Jonathan, I am still fairly new to business. Starting on the side in 2008, then going full time in 2010. So lesson learned but I did not set forth a payment schedule in the contract. I have done that in the past with other customers. I have never had this issue with any other customer. I know I discussed with them verbally how I work the payment schedule, as I do with all of my customers. I typically request 1/2 down, then 1/2 of balance at installation and the balance after completion and punch list completed. If the customer would have done the 1/2 down and then 1/2 of balance at install, then the job would be finished right now because I would have out sourced the upper arched doors and so there would have been no delay as those would have been finished and installed a few weeks ago. With all this said, I don’t worry about the pay as I am pretty sure they are fair and honest.

-- Jerry Nettrour, San Antonio, www.topqualitycabinets.net

View cabmaker's profile

cabmaker

1311 posts in 1563 days


#7 posted 04-20-2012 03:17 AM

Boy Jerry, I too wish you were closer. I really hope you dont buy those toys from woodcraft. I wont even begin to give linstructions for this on the computer but I am approx 5 hrs north of you. If you can get up here I ll show you the way I do it and yu can get back home the same day if your only talking 20-30 doors. Or I can ship to you pretty quickly. pm for info. if I can help you JB

View Loren's profile

Loren

7832 posts in 2402 days


#8 posted 04-20-2012 05:06 AM

I recommend 50% down. 40% on completion before it leaves your
shop. Final 10% on install. Bill for storage if the customer cannot
come up with the money to get the job out of your shop.

-- http://lawoodworking.com

View Kent Shepherd's profile

Kent Shepherd

2698 posts in 2041 days


#9 posted 04-20-2012 01:12 PM

Jerry, Your jig is the same principal as mine. Mine is the $1,500 type so it is faster since it it self centering and has pneumatic clamps, but their is little difference in what it does. I’ll try to get pictures soon.

-- She thought I hung the moon--now she just thinks I did it wrong

View Kent Shepherd's profile

Kent Shepherd

2698 posts in 2041 days


#10 posted 04-20-2012 04:54 PM

Jerry, Here are a few pictures of my jig and cutter. I know its overkill for you, but thought you might be interested. Unfortunately it costs a lot of money to be productive.

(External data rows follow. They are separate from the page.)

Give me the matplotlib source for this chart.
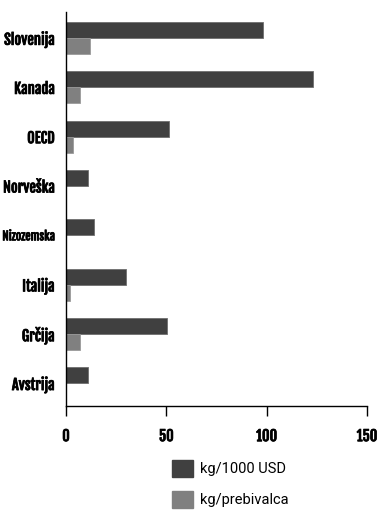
import matplotlib.pyplot as plt
import matplotlib.patheffects as pe
from matplotlib.patches import Patch
import numpy as np

countries = ["Slovenija", "Kanada", "OECD", "Norveška", "Nizozemska", "Italija", "Grčija", "Avstrija"]
per_1000_usd = [98, 123, 51.5, 11, 14, 30, 50.5, 11]
per_capita = [12, 7, 3.3, 0, 0, 2, 7, 0]
series_names = ["kg/1000 USD", "kg/prebivalca"]
xticks = [0, 50, 100, 150]

dark = "#404040"
light = "#808080"
label_font = ["Fjalla One", "DejaVu Sans"]
legend_font = ["Roboto", "DejaVu Sans"]
heavy = [pe.withStroke(linewidth=0.5, foreground="black")]

fig = plt.figure(figsize=(3.79, 5.14), dpi=100)
ax = fig.add_axes([66 / 379, 108 / 514, 301 / 379, 394 / 514])

y = np.arange(len(countries))
h = 0.325
ax.barh(y - h / 2, per_1000_usd, height=h, color=dark, edgecolor="#6e6e6e", linewidth=0.6)
ax.barh(y + h / 2, per_capita, height=h, color=light, edgecolor="#9a9a9a", linewidth=0.6)

ax.set_xlim(0, 150)
ax.set_ylim(7.46, -0.53)
ax.set_xticks(xticks)
ax.set_xticklabels([str(t) for t in xticks], family=label_font, fontsize=10.5)
ax.set_yticks(y)
ax.set_yticklabels(countries, family=label_font, fontsize=10.5)
# the long name is squeezed to fit the margin
ax.get_yticklabels()[4].set_fontsize(8.6)
for lbl in ax.get_xticklabels() + ax.get_yticklabels():
    lbl.set_path_effects(heavy)

ax.tick_params(axis="y", length=0, pad=8)
ax.tick_params(axis="x", length=7, width=1, pad=9, direction="out")
for side in ("top", "right"):
    ax.spines[side].set_visible(False)
for side in ("left", "bottom"):
    ax.spines[side].set_linewidth(1)

handles = [Patch(facecolor=dark, edgecolor=dark), Patch(facecolor=light, edgecolor=light)]
fig.legend(handles, series_names, loc="upper left", bbox_to_anchor=(166 / 379, 1 - 454 / 514),
           frameon=False, handlelength=1.45, handleheight=1.45, labelspacing=0.95,
           handletextpad=0.5, prop={"family": legend_font, "size": 10.5}, borderaxespad=0)

fig.savefig("out.png", dpi=100)
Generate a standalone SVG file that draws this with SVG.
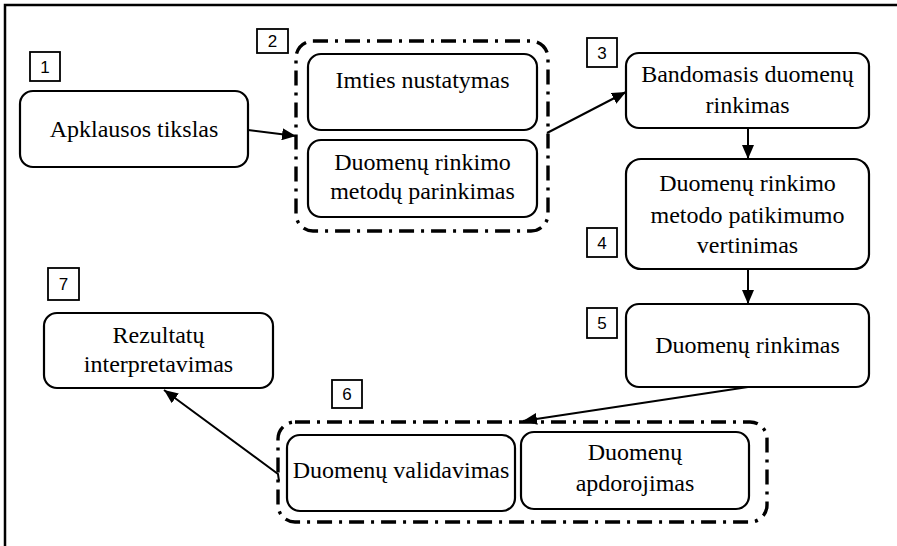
<svg xmlns="http://www.w3.org/2000/svg" width="897" height="546" viewBox="0 0 897 546">
<defs>
<marker id="ah" markerUnits="userSpaceOnUse" markerWidth="14" markerHeight="12" refX="14" refY="6" orient="auto">
<path d="M0,0 L14,6 L0,12 z" fill="#000"/>
</marker>
<style>
.box{fill:#fff;stroke:#000;stroke-width:2.2}
.grp{fill:none;stroke:#000;stroke-width:3.4;stroke-dasharray:15 7 3 7}
.nb{fill:#fff;stroke:#000;stroke-width:1.8}
.c{fill:none;stroke:#000;stroke-width:2;marker-end:url(#ah)}
</style>
</defs>
<rect x="5" y="5" width="910" height="560" fill="#fff" stroke="#000" stroke-width="2.5"/>

<g font-family="'Liberation Serif', 'Times New Roman', serif" font-size="24" text-anchor="middle" fill="#000">
<g id="n1">
<rect class="nb" x="30" y="52" width="30" height="29"/><text font-family="'Liberation Sans', Arial, sans-serif" font-size="17" x="45" y="73">1</text>
<rect class="box" x="20" y="91" width="228" height="76" rx="13"/>
<text x="134" y="137">Apklausos tikslas</text>
</g>

<g id="n2">
<rect class="nb" x="257" y="29" width="31" height="24"/><text font-family="'Liberation Sans', Arial, sans-serif" font-size="17" x="272.5" y="47">2</text>
<rect class="grp" x="296" y="41" width="252" height="190" rx="17"/>
<g id="n2a">
<rect class="box" x="308" y="54" width="229" height="76" rx="13"/>
<text x="422.5" y="88">Imties nustatymas</text>
</g>
<g id="n2b">
<rect class="box" x="308" y="140" width="229" height="77" rx="13"/>
<text x="422.5" y="170">Duomenų rinkimo</text>
<text x="422.5" y="199">metodų parinkimas</text>
</g>
</g>

<g id="n3">
<rect class="nb" x="587" y="38" width="30" height="29"/><text font-family="'Liberation Sans', Arial, sans-serif" font-size="17" x="602" y="59">3</text>
<rect class="box" x="626" y="53" width="243" height="75" rx="13"/>
<text x="747.5" y="82">Bandomasis duomenų</text>
<text x="747.5" y="113">rinkimas</text>
</g>

<g id="n4">
<rect class="nb" x="587" y="228" width="30" height="29"/><text font-family="'Liberation Sans', Arial, sans-serif" font-size="17" x="602" y="249">4</text>
<rect class="box" x="626" y="159" width="243" height="110" rx="15"/>
<text x="747.5" y="191">Duomenų rinkimo</text>
<text x="747.5" y="223">metodo patikimumo</text>
<text x="747.5" y="253">vertinimas</text>
</g>

<g id="n5">
<rect class="nb" x="587" y="308" width="30" height="30"/><text font-family="'Liberation Sans', Arial, sans-serif" font-size="17" x="602" y="329">5</text>
<rect class="box" x="626" y="304" width="243" height="83" rx="13"/>
<text x="747.5" y="353">Duomenų rinkimas</text>
</g>

<g id="n6">
<rect class="nb" x="332" y="380" width="30" height="28"/><text font-family="'Liberation Sans', Arial, sans-serif" font-size="17" x="347" y="400">6</text>
<rect class="grp" x="278" y="422" width="489" height="100" rx="17"/>
<g id="n6a">
<rect class="box" x="287" y="435" width="228" height="76" rx="13"/>
<text x="401" y="478">Duomenų validavimas</text>
</g>
<g id="n6b">
<rect class="box" x="521" y="432" width="228" height="77" rx="13"/>
<text x="635" y="460">Duomenų</text>
<text x="635" y="491">apdorojimas</text>
</g>
</g>

<g id="n7">
<rect class="nb" x="48" y="268" width="31" height="32"/><text font-family="'Liberation Sans', Arial, sans-serif" font-size="17" x="63.5" y="290">7</text>
<rect class="box" x="44" y="313" width="229" height="75" rx="13" stroke-width="3.5"/>
<text x="158.5" y="343">Rezultatų</text>
<text x="158.5" y="372">interpretavimas</text>
</g>
</g>

<g id="connectors">
<line class="c" x1="248" y1="130" x2="296" y2="136"/>
<line class="c" x1="547" y1="133" x2="626" y2="92"/>
<line class="c" x1="748" y1="128" x2="748" y2="159"/>
<line class="c" x1="748" y1="269" x2="748" y2="304"/>
<line class="c" x1="748" y1="387" x2="523" y2="421"/>
<polyline class="c" points="279,481 278,474 164,390"/>
</g>
</svg>
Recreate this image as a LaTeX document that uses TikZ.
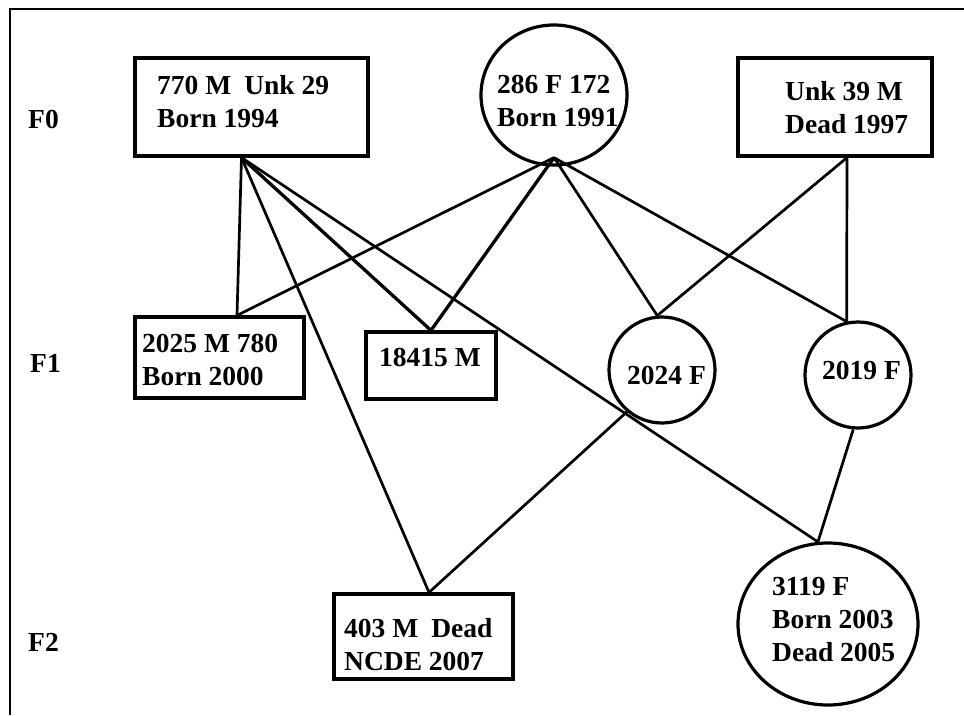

-- She thought I hung the moon--now she just thinks I did it wrong

View Jerry's profile

Jerry

2253 posts in 2301 days


#11 posted 04-21-2012 02:47 PM

Thanks Kent for the pics. I am sure as we grow we will be able to add more pieces. I looked into the 1500.00 plus jigs but we just are not at that point financially speaking. Actually, we are getting ready to break ground soon on our 13 acres. We are going to start out by building a 60 X 40 metal shop with the future plan of adding on. Currently we lease which cost a fair amount so whenever we are able to build we will own, and hopefully save some expenses since we will not be paying a monthly lease payment. So after we build the shop, I hope to add more tools in the form of more shapers and I hope to add a CNC soon. Right now I guess it is all dreams. But the immediate need is getting these arched panel doors built, which I am sure will be fairly straight forward.